Processo
ApCiv - APELAÇÃO CÍVEL - 2072292 / SP
0023300-20.2015.4.03.9999
Relator(a)
DESEMBARGADOR FEDERAL CARLOS DELGADO
Órgão Julgador
SÉTIMA TURMA
Data do Julgamento
21/10/2019
Data da Publicação/Fonte
e-DJF3 Judicial 1 DATA:05/11/2019
Ementa
PROCESSUAL CIVIL. PREVIDENCIÁRIO. APOSENTADORIA ESPECIAL OU POR TEMPO
DE CONTRIBUIÇÃO. ATIVIDADE ESPECIAL. AGENTE BIOLÓGICO. AUXILIAR E TÉCNICA
DE ENFERMAGEM. MICRORGANISMOS. RECONHECIMENTO. TEMPO INSUFICIENTE.

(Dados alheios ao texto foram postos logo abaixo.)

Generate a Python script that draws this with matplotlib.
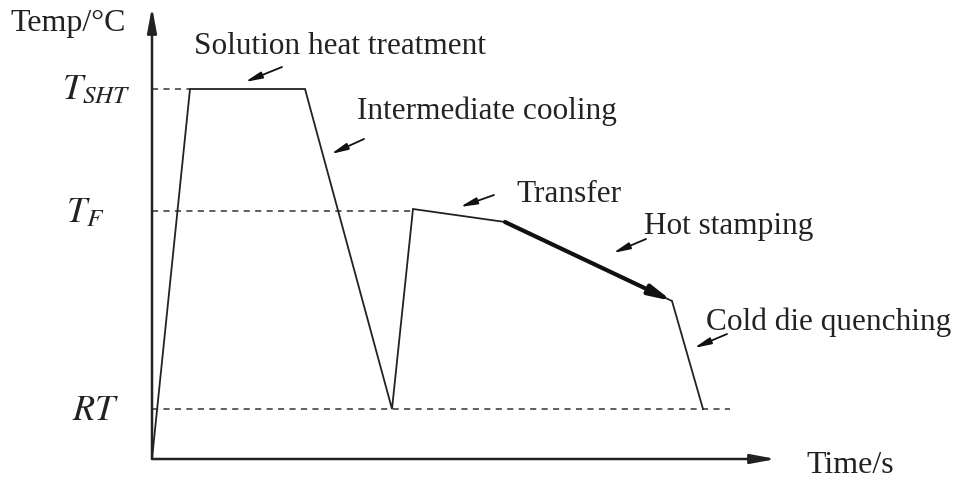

BENEFÍCIO ESPECIAL NÃO CONCEDIDO. BENEFÍCIO INTEGRAL NÃO CONCEDIDO.
APELAÇÃO DO INSS E REMESSA NECESSÁRIA PARCIALMENTE PROVIDAS.
1 - No caso, o INSS foi condenado a reconhecer labor especial, além de implantar em favor da
autora o benefício de aposentadoria especial. Assim, não havendo como se apurar o valor da
condenação, trata-se de sentença ilíquida e sujeita ao reexame necessário, nos termos do
inciso I, do artigo 475 do CPC/73 e da Súmula 490 do STJ.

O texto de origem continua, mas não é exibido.